Yesterday, the fishermen were proved wrong. Muslim extremists attacked with bombs and torches, and within minutes the shanty town of 20,000 people was blazing. Thura Yadu, a Hindu, leapt on to the rooftops with his Muslim neighbours and began passing water buckets to douse the flames. 'They had come before - outsiders. Hindus and Muslims both,' he explained. 'We were able to persuade them to leave us in peace. But this time, I don't know what happened. I don't think they like seeing Muslims and Hindus living together peacefully.'

This scene repeated itself a hundred times in Bombay during these days of sectarian bloodshed. Bombay, like many other cities in India, is reeling from the aftermath of last Sunday's events, when hordes of Hindu fundamentalists destroyed a mosque in northern India. One of India's biggest cities is suffering some of the worst riots since the Partition with Pakistan in 1947. Then, there was Mahatma Gandhi to bring peace to communities like the Mahim Creek fishermen. Today India's politicians are conspicuously short on spiritual and moral stature.

An anatomy of the riots in Bombay - where more than 160 people have died over the past four days, out of nearly 900 around the country - shows the violence spiralled when police fired into groups of Muslims demonstrating against the destruction of their mosque in Ayodhya, northern India. Next, the Muslims retaliated against the Hindus, stabbing and looting the easiest prey: those living within predominantly Muslim areas.

The Muslim rampage was answered by well-organised assaults carried out by gangs of the Shiv Sena, a Hindu extremist organisation led by Bal Thackeray. The Shiv Sena leader, who admires the techniques used by European fascists, can count on more than 100,000 militants in Bombay alone. He wants to re-cast India as a Hindu nation.

Across a wide estuary from where Mr Thackeray lives is the biggest slum in Asia, Dharavi. There could be up to 300,000 people in Dharavi, huddled inside this endless sprawl of tin shacks and open sewers. So far, the cohesion between Hindus and Muslims has not snapped. But a Shiv Sena mob has twice tried to set fire to the shanty town.

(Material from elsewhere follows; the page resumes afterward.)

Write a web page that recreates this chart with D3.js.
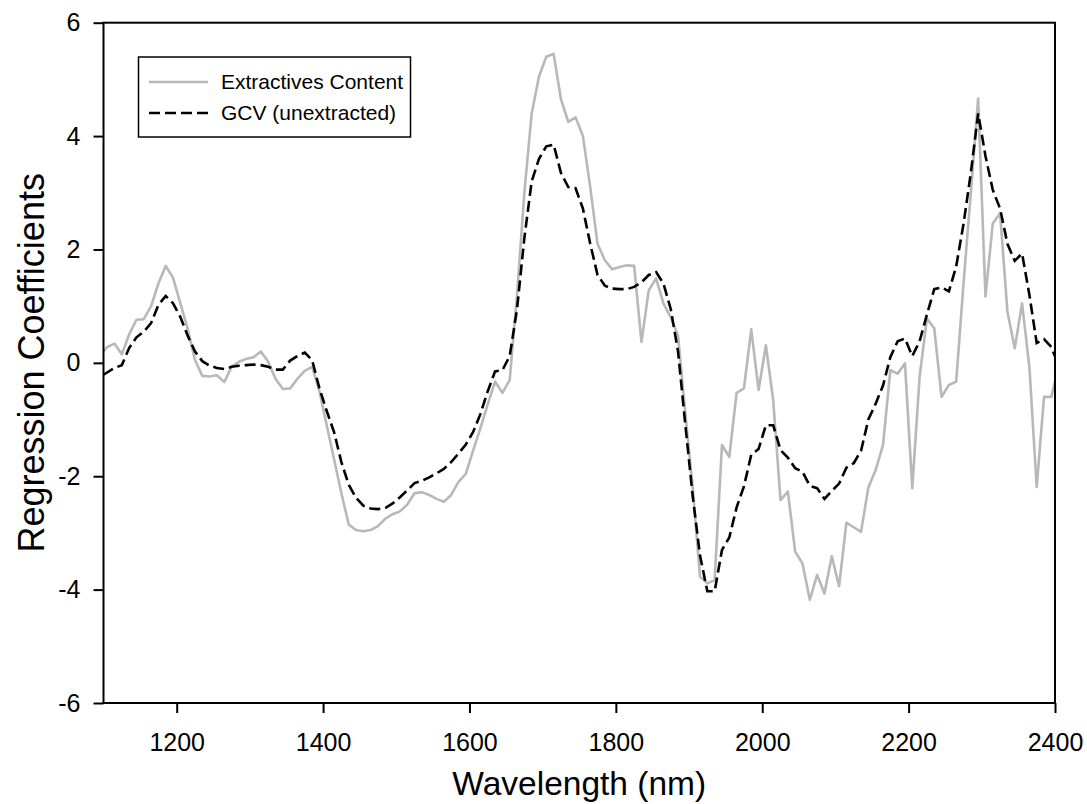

The Hindus of Dharavi know that the flames will not discriminate between Muslim and Hindus, so they helped to chase away the Shiv Sena. 'We don't trust the police. They're on Shiv Sena's side,' said Salauddin Khan, a Muslim. 'We want the army in to protect us.'

AYODHYA - The government yesterday banned three Hindu fundamentalist groups and jailed four top Hindu leaders until their trial, AP reports. State-run television said the banned Hindu groups were the Viswa Hindu Parishad, Rashtriya Swayamsevak Sangh and Bajrang Dal. Two Muslim groups, the Jamait-e-Islami and Islamic Sevak Sangh were also banned, the television said.